De plus, il n'y avait aucune preuve d'une quelconque mobilisation d'une grande armée du nord ni d'une quelconque conquête vers 1900 avant notre ère en Inde. Les Perses - la seule ethnie qui s'identifie comme aryenne - étaient eux-mêmes une minorité sur le plateau iranien entre 1900 et 1500 avant J.-C. et n'étaient pas en mesure d'organiser une quelconque invasion. Il a donc été suggéré que l'"invasion aryenne" était en fait plus probablement une migration d'Indo-Iraniens qui fusionnèrent pacifiquement avec les populations indigènes de l'Inde, se marièrent et furent assimilés dans la culture.

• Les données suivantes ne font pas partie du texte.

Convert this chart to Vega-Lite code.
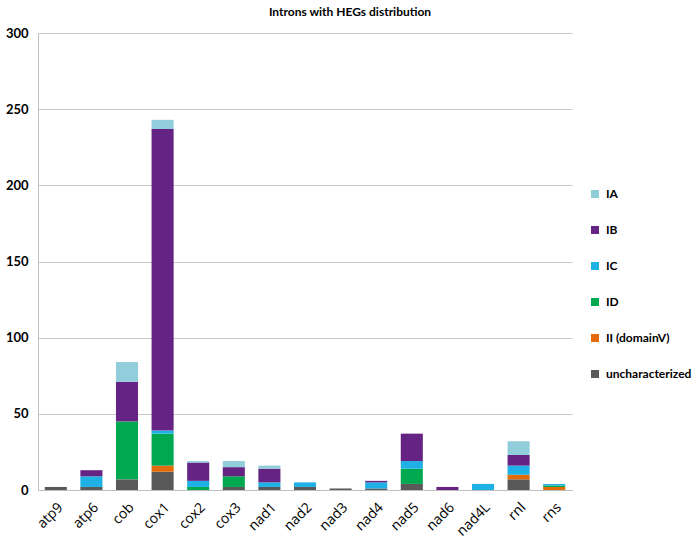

Au fur et à mesure que les fouilles des sites de la civilisation de la vallée de l'Indus se poursuivent, de nouvelles informations contribueront sans aucun doute à une meilleure compréhension de son histoire et de son développement. La reconnaissance des vastes réalisations de cette culture et de son haut niveau de technologie et de sophistication est de plus en plus mise en lumière et suscite une attention accrue. L'expert Jeffrey D. Long exprime le sentiment général en écrivant : "cette civilisation suscite une grande fascination en raison de son haut niveau d'avancement technologique" (198). D'ores et déjà, la civilisation de la vallée de l'Indus est considérée comme l'une des trois plus grandes civilisations de l'Antiquité, aux côtés de l'Égypte et de la Mésopotamie, et les fouilles à venir ne manqueront pas de rehausser encore son rang.